*What to produce*
Find and copy every line in the records that includes the string "draw".
* BEGIN Records for the exercise *
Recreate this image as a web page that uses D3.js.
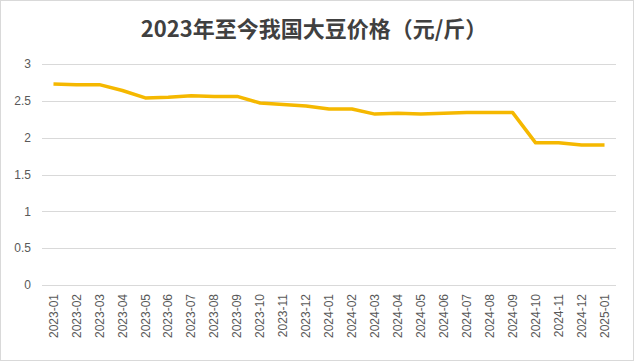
<!DOCTYPE html>
<html>
<head>
<meta charset="utf-8">
<script src="https://cdn.jsdelivr.net/npm/d3@7"></script>
<style>
  body { margin: 0; background: #fff; }
  svg { display: block; }
</style>
</head>
<body>
<div id="chart"></div>
<script>
// month labels on the x axis
const months = [
  "2023-01", "2023-02", "2023-03", "2023-04", "2023-05", "2023-06", "2023-07",
  "2023-08", "2023-09", "2023-10", "2023-11", "2023-12",
  "2024-01", "2024-02", "2024-03", "2024-04", "2024-05", "2024-06", "2024-07",
  "2024-08", "2024-09", "2024-10", "2024-11", "2024-12", "2025-01"
];

// soybean price, yuan per jin
const prices = [
  2.73, 2.72, 2.72, 2.64, 2.54, 2.55, 2.57, 2.56, 2.56, 2.47, 2.45, 2.43,
  2.39, 2.39, 2.32, 2.33, 2.32, 2.33, 2.34, 2.34, 2.34, 1.93, 1.93, 1.90, 1.90
];

const yTicks = [0, 0.5, 1, 1.5, 2, 2.5, 3];

const title = "2023年至今我国大豆价格（元/斤）";

const width = 635, height = 361;
const margin = { top: 64, right: 19, bottom: 76, left: 42 };

const svg = d3.select("#chart")
    .append("svg")
    .attr("width", width)
    .attr("height", height);

// outer frame
svg.append("rect")
    .attr("x", 0.5)
    .attr("y", 0.5)
    .attr("width", width - 2)
    .attr("height", height - 1)
    .attr("fill", "#fff")
    .attr("stroke", "#d9d9d9");

svg.append("text")
    .attr("x", 314)
    .attr("y", 37)
    .attr("text-anchor", "middle")
    .attr("font-family", "'Noto Sans CJK SC', sans-serif")
    .attr("font-weight", "bold")
    .attr("font-size", "22px")
    .attr("fill", "#404040")
    .text(title);

const x = d3.scalePoint()
    .domain(months)
    .range([margin.left, width - margin.right])
    .padding(0.5);

const y = d3.scaleLinear()
    .domain([0, 3])
    .range([height - margin.bottom, margin.top]);

// gridlines
svg.append("g")
    .selectAll("line")
    .data(yTicks)
    .enter().append("line")
    .attr("x1", margin.left)
    .attr("x2", width - margin.right)
    .attr("y1", d => Math.round(y(d)) + 0.5)
    .attr("y2", d => Math.round(y(d)) + 0.5)
    .attr("stroke", "#d9d9d9")
    .attr("stroke-width", 1);

// y labels
svg.append("g")
    .selectAll("text")
    .data(yTicks)
    .enter().append("text")
    .attr("x", 31)
    .attr("y", d => y(d))
    .attr("dy", "0.35em")
    .attr("text-anchor", "end")
    .attr("font-family", "Arial, 'Liberation Sans', sans-serif")
    .attr("font-size", "12px")
    .attr("fill", "#595959")
    .text(d => d);

// x labels, rotated
svg.append("g")
    .selectAll("text")
    .data(months)
    .enter().append("text")
    .attr("transform", d => `translate(${x(d)},${height - margin.bottom + 9}) rotate(-90)`)
    .attr("dy", "0.35em")
    .attr("text-anchor", "end")
    .attr("font-family", "Arial, 'Liberation Sans', sans-serif")
    .attr("font-size", "12px")
    .attr("fill", "#595959")
    .text(d => d);

const line = d3.line()
    .x((d, i) => x(months[i]))
    .y(d => y(d));

svg.append("path")
    .datum(prices)
    .attr("fill", "none")
    .attr("stroke", "#F5B800")
    .attr("stroke-width", 3.5)
    .attr("stroke-linejoin", "round")
    .attr("d", line);
</script>
</body>
</html>
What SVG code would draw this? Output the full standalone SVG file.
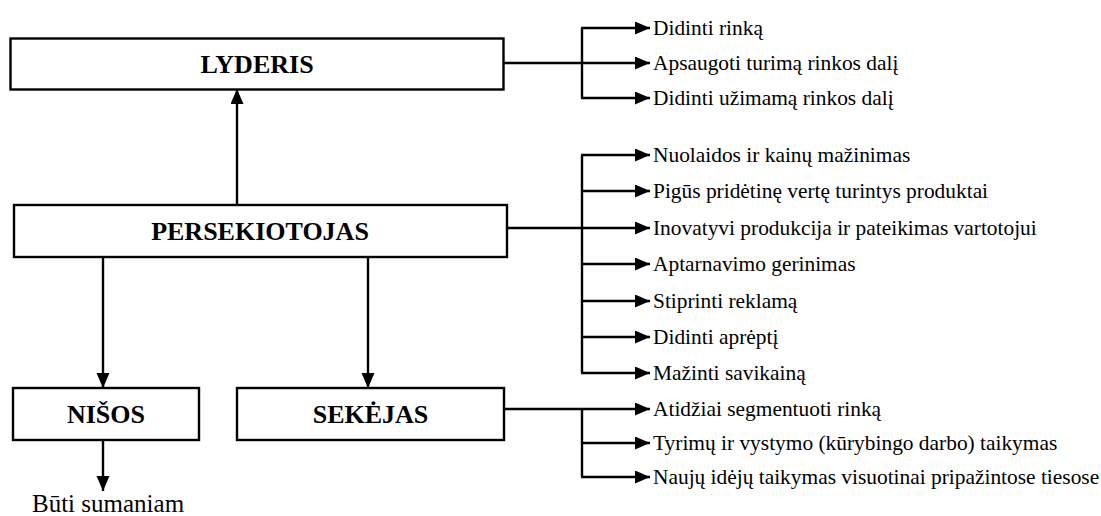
<svg xmlns="http://www.w3.org/2000/svg" width="1101" height="516" viewBox="0 0 1101 516">
  <style>
    text { font-family: "Liberation Serif", "Times New Roman", Times, serif; fill: #000000; }
    .box { fill: #ffffff; stroke: #000000; stroke-width: 2.4; }
    .title { font-weight: bold; font-size: 26px; text-anchor: middle; }
    .item { font-size: 21.4px; }
    .note { font-size: 25px; }
    .wire { fill: none; stroke: #000000; stroke-width: 2.4; }
    .arrow { fill: none; stroke: #000000; stroke-width: 2.4; marker-end: url(#head); }
  </style>
  <defs>
    <marker id="head" markerUnits="userSpaceOnUse" markerWidth="16" markerHeight="14" refX="15" refY="6.5" orient="auto">
      <path d="M0,0 L15,6.5 L0,13 Z" fill="#000000"/>
    </marker>
  </defs>

  <rect width="1101" height="516" fill="#ffffff"/>

  <!-- connectors -->
  <g id="connectors">
    <!-- between the main boxes -->
    <path class="arrow" d="M237,205 V89"/>
    <path class="arrow" d="M103,257 V388"/>
    <path class="arrow" d="M368,257 V388"/>
    <path class="arrow" d="M103,440 V491"/>

    <!-- LYDERIS branch -->
    <path class="wire" d="M503,63 H582"/>
    <path class="wire" d="M582,28 V98"/>
    <path class="arrow" d="M581,28 H650"/>
    <path class="arrow" d="M582,63 H650"/>
    <path class="arrow" d="M581,98 H650"/>

    <!-- PERSEKIOTOJAS branch -->
    <path class="wire" d="M507,228 H582"/>
    <path class="wire" d="M582,155 V373"/>
    <path class="arrow" d="M581,155 H650"/>
    <path class="arrow" d="M582,191 H650"/>
    <path class="arrow" d="M582,228 H650"/>
    <path class="arrow" d="M582,264 H650"/>
    <path class="arrow" d="M582,301 H650"/>
    <path class="arrow" d="M582,337 H650"/>
    <path class="arrow" d="M581,373 H650"/>

    <!-- SEKĖJAS branch -->
    <path class="wire" d="M504,409 H582"/>
    <path class="wire" d="M582,409 V477"/>
    <path class="arrow" d="M582,409 H650"/>
    <path class="arrow" d="M582,443 H650"/>
    <path class="arrow" d="M581,477 H650"/>
  </g>

  <g id="lyderis">
    <rect class="box" x="10.5" y="38.5" width="493" height="51"/>
    <text class="title" x="257" y="73">LYDERIS</text>
  </g>

  <g id="persekiotojas">
    <rect class="box" x="14" y="205" width="493" height="52"/>
    <text class="title" x="260" y="240">PERSEKIOTOJAS</text>
  </g>

  <g id="nisos">
    <rect class="box" x="13" y="388" width="186" height="52"/>
    <text class="title" x="106" y="423">NIŠOS</text>
  </g>

  <g id="sekejas">
    <rect class="box" x="237" y="388" width="267" height="52"/>
    <text class="title" x="370.5" y="423">SEKĖJAS</text>
  </g>

  <g id="nisos-goal">
    <text class="note" x="32" y="512">Būti sumaniam</text>
  </g>

  <g id="lyderis-items">
    <text class="item" x="653" y="35">Didinti rinką</text>
    <text class="item" x="653" y="70">Apsaugoti turimą rinkos dalį</text>
    <text class="item" x="653" y="105">Didinti užimamą rinkos dalį</text>
  </g>

  <g id="persekiotojas-items">
    <text class="item" x="653" y="162">Nuolaidos ir kainų mažinimas</text>
    <text class="item" x="653" y="198">Pigūs pridėtinę vertę turintys produktai</text>
    <text class="item" x="653" y="235">Inovatyvi produkcija ir pateikimas vartotojui</text>
    <text class="item" x="653" y="271">Aptarnavimo gerinimas</text>
    <text class="item" x="653" y="308">Stiprinti reklamą</text>
    <text class="item" x="653" y="344">Didinti aprėptį</text>
    <text class="item" x="653" y="380">Mažinti savikainą</text>
  </g>

  <g id="sekejas-items">
    <text class="item" x="653" y="416">Atidžiai segmentuoti rinką</text>
    <text class="item" x="653" y="450">Tyrimų ir vystymo (kūrybingo darbo) taikymas</text>
    <text class="item" x="653" y="484">Naujų idėjų taikymas visuotinai pripažintose tiesose</text>
  </g>
</svg>
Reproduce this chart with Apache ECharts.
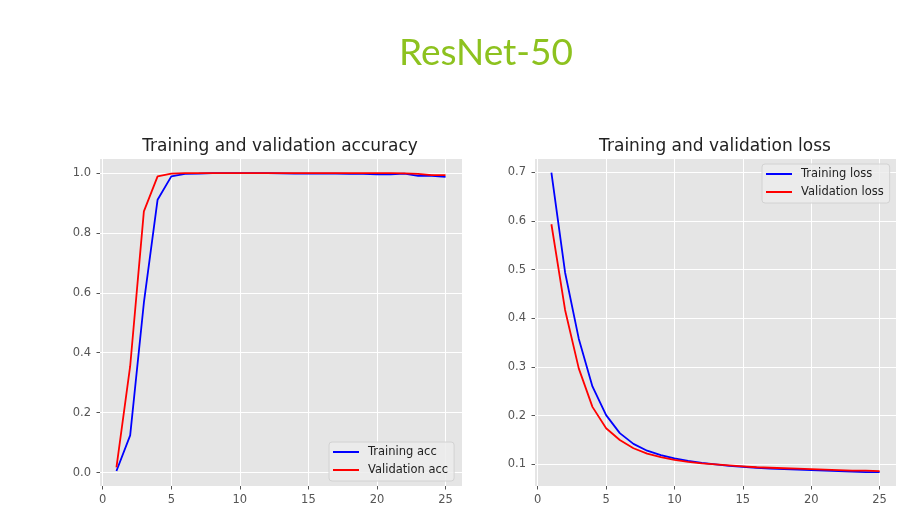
<!DOCTYPE html>
<html>
<head>
<meta charset="utf-8">
<script src="https://cdn.jsdelivr.net/npm/echarts@6/dist/echarts.min.js"></script>
<style>
  html, body { margin: 0; padding: 0; background: #fff; }
  #main { width: 923px; height: 513px; }
</style>
</head>
<body>
<div id="main"></div>
<script>
// epochs 1..25
var epochs = [1, 2, 3, 4, 5, 6, 7, 8, 9, 10, 11, 12, 13, 14, 15, 16, 17, 18, 19, 20, 21, 22, 23, 24, 25];
var trainAcc = [0.005, 0.124, 0.567, 0.911, 0.989, 0.997, 0.998, 1.0, 1.0, 1.0, 1.0, 1.0, 0.999, 0.998, 0.998,
  0.998, 0.998, 0.997, 0.997, 0.996, 0.996, 0.998, 0.991, 0.991, 0.987];
var valAcc = [0.017, 0.355, 0.872, 0.989, 0.998, 1.0, 1.0, 1.0, 1.0, 1.0, 1.0, 1.0, 1.0, 1.0, 1.0,
  1.0, 1.0, 1.0, 1.0, 1.0, 1.0, 0.999, 0.997, 0.993, 0.993];
var trainLoss = [0.699, 0.494, 0.358, 0.260, 0.201, 0.164, 0.142, 0.128, 0.119, 0.112, 0.107, 0.103, 0.100, 0.097, 0.095,
  0.093, 0.091, 0.090, 0.089, 0.088, 0.087, 0.086, 0.085, 0.084, 0.084];
var valLoss = [0.593, 0.417, 0.297, 0.218, 0.174, 0.150, 0.133, 0.122, 0.115, 0.109, 0.105, 0.102, 0.100, 0.098, 0.096,
  0.094, 0.093, 0.092, 0.091, 0.090, 0.089, 0.088, 0.087, 0.087, 0.086];
var xTicks = [0, 5, 10, 15, 20, 25];
var accTicks = [0.0, 0.2, 0.4, 0.6, 0.8, 1.0];
var lossTicks = [0.1, 0.2, 0.3, 0.4, 0.5, 0.6, 0.7];

var chart = echarts.init(document.getElementById('main'));

function pairs(ys) {
  return epochs.map(function (e, i) { return [e, ys[i]]; });
}

// matplotlib ggplot-like axes
function xAxis(idx) {
  return {
    type: 'value', gridIndex: idx, min: -0.2, max: 26.2,
    axisLine: { show: false, onZero: false },
    axisTick: { show: true, customValues: xTicks, length: 3.5, lineStyle: { color: '#555' } },
    axisLabel: { customValues: xTicks, color: '#555', fontSize: 11.5, fontFamily: 'DejaVu Sans', margin: 8 },
    splitLine: { show: true, lineStyle: { color: '#fff', width: 1 } }
  };
}
function yAxis(idx, min, max, ticks) {
  return {
    type: 'value', gridIndex: idx, min: min, max: max,
    axisLine: { show: false, onZero: false },
    axisTick: { show: true, customValues: ticks, length: 3.5, lineStyle: { color: '#555' } },
    axisLabel: {
      customValues: ticks, color: '#555', fontSize: 11.5, fontFamily: 'DejaVu Sans', margin: 9,
      formatter: function (v) { return v.toFixed(1); }
    },
    splitLine: { show: true, lineStyle: { color: '#fff', width: 1 } }
  };
}

var legendStyle = {
  orient: 'vertical', icon: 'rect', itemWidth: 26, itemHeight: 2, itemGap: 4,
  padding: [3, 6, 4, 4],
  backgroundColor: 'rgba(236,236,236,0.85)', borderColor: '#d2d2d2', borderWidth: 1, borderRadius: 3,
  textStyle: { color: '#222', fontSize: 11.5, lineHeight: 14, fontFamily: 'DejaVu Sans', padding: [0, 0, 0, 4] }
};

var option = {
  backgroundColor: '#fff',
  animation: false,
  title: [
    { text: 'ResNet-50', left: 481, top: 30, textAlign: 'center',
      textStyle: { color: '#8dc21f', fontSize: 37, fontWeight: 'normal', fontFamily: 'Lato' } },
    { text: 'Training and validation accuracy', left: 275, top: 133, textAlign: 'center',
      textStyle: { color: '#222', fontSize: 17, fontWeight: 'normal', fontFamily: 'DejaVu Sans' } },
    { text: 'Training and validation loss', left: 710, top: 133, textAlign: 'center',
      textStyle: { color: '#222', fontSize: 17, fontWeight: 'normal', fontFamily: 'DejaVu Sans' } }
  ],
  legend: [
    Object.assign({ data: ['Training acc', 'Validation acc'], left: 329, top: 442 }, legendStyle),
    Object.assign({ data: ['Training loss', 'Validation loss'], left: 762, top: 164 }, legendStyle)
  ],
  grid: [
    { left: 100, top: 159, width: 362, height: 327, show: true, backgroundColor: '#e5e5e5', borderWidth: 0 },
    { left: 535, top: 159, width: 361, height: 327, show: true, backgroundColor: '#e5e5e5', borderWidth: 0 }
  ],
  xAxis: [xAxis(0), xAxis(1)],
  yAxis: [yAxis(0, -0.045, 1.047, accTicks), yAxis(1, 0.0555, 0.727, lossTicks)],
  series: [
    { name: 'Training acc', type: 'line', xAxisIndex: 0, yAxisIndex: 0, data: pairs(trainAcc),
      showSymbol: false, color: '#0000ff', lineStyle: { width: 1.8 } },
    { name: 'Validation acc', type: 'line', xAxisIndex: 0, yAxisIndex: 0, data: pairs(valAcc),
      showSymbol: false, color: '#ff0000', lineStyle: { width: 1.8 } },
    { name: 'Training loss', type: 'line', xAxisIndex: 1, yAxisIndex: 1, data: pairs(trainLoss),
      showSymbol: false, color: '#0000ff', lineStyle: { width: 1.8 } },
    { name: 'Validation loss', type: 'line', xAxisIndex: 1, yAxisIndex: 1, data: pairs(valLoss),
      showSymbol: false, color: '#ff0000', lineStyle: { width: 1.8 } }
  ]
};

chart.setOption(option);
</script>
</body>
</html>
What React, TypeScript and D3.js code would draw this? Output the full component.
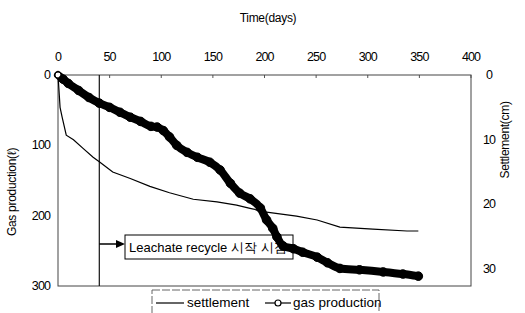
* END Records for the exercise *
*Correct output*
What SVG code would draw this? Output the full standalone SVG file.
What React, TypeScript and D3.js code would draw this? Output the full component.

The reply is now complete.